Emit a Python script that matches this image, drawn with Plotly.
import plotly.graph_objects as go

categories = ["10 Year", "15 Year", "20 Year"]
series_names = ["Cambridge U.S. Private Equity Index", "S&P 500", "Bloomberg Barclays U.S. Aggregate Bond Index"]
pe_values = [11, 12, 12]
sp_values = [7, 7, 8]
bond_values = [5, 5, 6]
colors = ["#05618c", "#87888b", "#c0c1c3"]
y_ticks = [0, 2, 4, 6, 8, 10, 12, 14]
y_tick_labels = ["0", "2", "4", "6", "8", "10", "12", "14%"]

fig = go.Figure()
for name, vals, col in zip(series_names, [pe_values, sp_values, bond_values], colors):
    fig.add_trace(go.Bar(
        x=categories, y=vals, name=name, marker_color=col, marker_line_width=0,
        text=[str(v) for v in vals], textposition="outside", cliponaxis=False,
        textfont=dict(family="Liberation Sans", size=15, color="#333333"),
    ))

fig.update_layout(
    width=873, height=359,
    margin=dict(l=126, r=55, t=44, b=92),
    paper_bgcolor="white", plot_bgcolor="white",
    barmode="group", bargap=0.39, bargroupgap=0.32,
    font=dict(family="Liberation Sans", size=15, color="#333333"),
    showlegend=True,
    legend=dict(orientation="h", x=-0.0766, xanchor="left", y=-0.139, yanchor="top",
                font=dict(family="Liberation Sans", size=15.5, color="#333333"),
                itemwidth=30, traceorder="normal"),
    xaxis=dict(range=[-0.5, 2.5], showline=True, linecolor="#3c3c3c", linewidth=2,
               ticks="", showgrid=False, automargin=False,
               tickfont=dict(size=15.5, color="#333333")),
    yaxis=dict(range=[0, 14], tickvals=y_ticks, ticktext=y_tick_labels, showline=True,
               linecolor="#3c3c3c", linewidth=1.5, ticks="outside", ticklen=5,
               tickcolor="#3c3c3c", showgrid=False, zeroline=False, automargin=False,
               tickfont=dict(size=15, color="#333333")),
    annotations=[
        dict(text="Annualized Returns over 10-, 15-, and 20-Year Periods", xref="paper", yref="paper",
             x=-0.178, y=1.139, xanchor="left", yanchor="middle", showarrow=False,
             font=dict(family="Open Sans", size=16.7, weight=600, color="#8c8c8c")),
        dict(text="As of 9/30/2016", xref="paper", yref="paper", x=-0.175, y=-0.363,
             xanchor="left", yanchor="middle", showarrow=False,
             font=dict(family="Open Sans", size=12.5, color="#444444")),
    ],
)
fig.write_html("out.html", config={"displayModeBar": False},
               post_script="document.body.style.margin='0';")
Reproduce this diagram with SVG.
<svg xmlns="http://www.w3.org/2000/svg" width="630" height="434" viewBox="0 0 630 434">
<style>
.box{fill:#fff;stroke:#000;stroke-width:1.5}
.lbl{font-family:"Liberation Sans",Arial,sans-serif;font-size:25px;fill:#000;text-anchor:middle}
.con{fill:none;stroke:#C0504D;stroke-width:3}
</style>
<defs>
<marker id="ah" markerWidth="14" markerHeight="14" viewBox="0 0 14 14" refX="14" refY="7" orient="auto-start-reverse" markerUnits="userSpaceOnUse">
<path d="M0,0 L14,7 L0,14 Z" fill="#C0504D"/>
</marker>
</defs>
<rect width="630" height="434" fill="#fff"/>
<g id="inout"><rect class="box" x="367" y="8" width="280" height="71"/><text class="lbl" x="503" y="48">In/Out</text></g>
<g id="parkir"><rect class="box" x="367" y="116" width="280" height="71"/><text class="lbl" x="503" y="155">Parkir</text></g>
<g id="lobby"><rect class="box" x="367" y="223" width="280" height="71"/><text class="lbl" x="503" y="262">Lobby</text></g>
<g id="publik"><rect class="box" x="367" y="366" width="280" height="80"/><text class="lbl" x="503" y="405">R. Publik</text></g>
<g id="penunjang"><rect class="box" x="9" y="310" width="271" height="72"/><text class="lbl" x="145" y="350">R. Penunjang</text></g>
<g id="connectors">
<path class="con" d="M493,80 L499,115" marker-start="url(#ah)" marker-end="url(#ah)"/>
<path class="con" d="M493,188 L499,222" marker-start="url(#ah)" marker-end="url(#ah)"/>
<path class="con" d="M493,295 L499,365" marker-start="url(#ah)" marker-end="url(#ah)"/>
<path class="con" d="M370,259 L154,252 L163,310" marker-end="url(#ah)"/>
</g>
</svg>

* * *

**Task details**
Extract the complete listing verbatim.

**Answer for this exercise**
Emit a Python script that matches this image, drawn with Plotly.
import plotly.graph_objects as go

categories = ["10 Year", "15 Year", "20 Year"]
series_names = ["Cambridge U.S. Private Equity Index", "S&P 500", "Bloomberg Barclays U.S. Aggregate Bond Index"]
pe_values = [11, 12, 12]
sp_values = [7, 7, 8]
bond_values = [5, 5, 6]
colors = ["#05618c", "#87888b", "#c0c1c3"]
y_ticks = [0, 2, 4, 6, 8, 10, 12, 14]
y_tick_labels = ["0", "2", "4", "6", "8", "10", "12", "14%"]

fig = go.Figure()
for name, vals, col in zip(series_names, [pe_values, sp_values, bond_values], colors):
    fig.add_trace(go.Bar(
        x=categories, y=vals, name=name, marker_color=col, marker_line_width=0,
        text=[str(v) for v in vals], textposition="outside", cliponaxis=False,
        textfont=dict(family="Liberation Sans", size=15, color="#333333"),
    ))

fig.update_layout(
    width=873, height=359,
    margin=dict(l=126, r=55, t=44, b=92),
    paper_bgcolor="white", plot_bgcolor="white",
    barmode="group", bargap=0.39, bargroupgap=0.32,
    font=dict(family="Liberation Sans", size=15, color="#333333"),
    showlegend=True,
    legend=dict(orientation="h", x=-0.0766, xanchor="left", y=-0.139, yanchor="top",
                font=dict(family="Liberation Sans", size=15.5, color="#333333"),
                itemwidth=30, traceorder="normal"),
    xaxis=dict(range=[-0.5, 2.5], showline=True, linecolor="#3c3c3c", linewidth=2,
               ticks="", showgrid=False, automargin=False,
               tickfont=dict(size=15.5, color="#333333")),
    yaxis=dict(range=[0, 14], tickvals=y_ticks, ticktext=y_tick_labels, showline=True,
               linecolor="#3c3c3c", linewidth=1.5, ticks="outside", ticklen=5,
               tickcolor="#3c3c3c", showgrid=False, zeroline=False, automargin=False,
               tickfont=dict(size=15, color="#333333")),
    annotations=[
        dict(text="Annualized Returns over 10-, 15-, and 20-Year Periods", xref="paper", yref="paper",
             x=-0.178, y=1.139, xanchor="left", yanchor="middle", showarrow=False,
             font=dict(family="Open Sans", size=16.7, weight=600, color="#8c8c8c")),
        dict(text="As of 9/30/2016", xref="paper", yref="paper", x=-0.175, y=-0.363,
             xanchor="left", yanchor="middle", showarrow=False,
             font=dict(family="Open Sans", size=12.5, color="#444444")),
    ],
)
fig.write_html("out.html", config={"displayModeBar": False},
               post_script="document.body.style.margin='0';")
Reproduce this diagram with SVG.
<svg xmlns="http://www.w3.org/2000/svg" width="630" height="434" viewBox="0 0 630 434">
<style>
.box{fill:#fff;stroke:#000;stroke-width:1.5}
.lbl{font-family:"Liberation Sans",Arial,sans-serif;font-size:25px;fill:#000;text-anchor:middle}
.con{fill:none;stroke:#C0504D;stroke-width:3}
</style>
<defs>
<marker id="ah" markerWidth="14" markerHeight="14" viewBox="0 0 14 14" refX="14" refY="7" orient="auto-start-reverse" markerUnits="userSpaceOnUse">
<path d="M0,0 L14,7 L0,14 Z" fill="#C0504D"/>
</marker>
</defs>
<rect width="630" height="434" fill="#fff"/>
<g id="inout"><rect class="box" x="367" y="8" width="280" height="71"/><text class="lbl" x="503" y="48">In/Out</text></g>
<g id="parkir"><rect class="box" x="367" y="116" width="280" height="71"/><text class="lbl" x="503" y="155">Parkir</text></g>
<g id="lobby"><rect class="box" x="367" y="223" width="280" height="71"/><text class="lbl" x="503" y="262">Lobby</text></g>
<g id="publik"><rect class="box" x="367" y="366" width="280" height="80"/><text class="lbl" x="503" y="405">R. Publik</text></g>
<g id="penunjang"><rect class="box" x="9" y="310" width="271" height="72"/><text class="lbl" x="145" y="350">R. Penunjang</text></g>
<g id="connectors">
<path class="con" d="M493,80 L499,115" marker-start="url(#ah)" marker-end="url(#ah)"/>
<path class="con" d="M493,188 L499,222" marker-start="url(#ah)" marker-end="url(#ah)"/>
<path class="con" d="M493,295 L499,365" marker-start="url(#ah)" marker-end="url(#ah)"/>
<path class="con" d="M370,259 L154,252 L163,310" marker-end="url(#ah)"/>
</g>
</svg>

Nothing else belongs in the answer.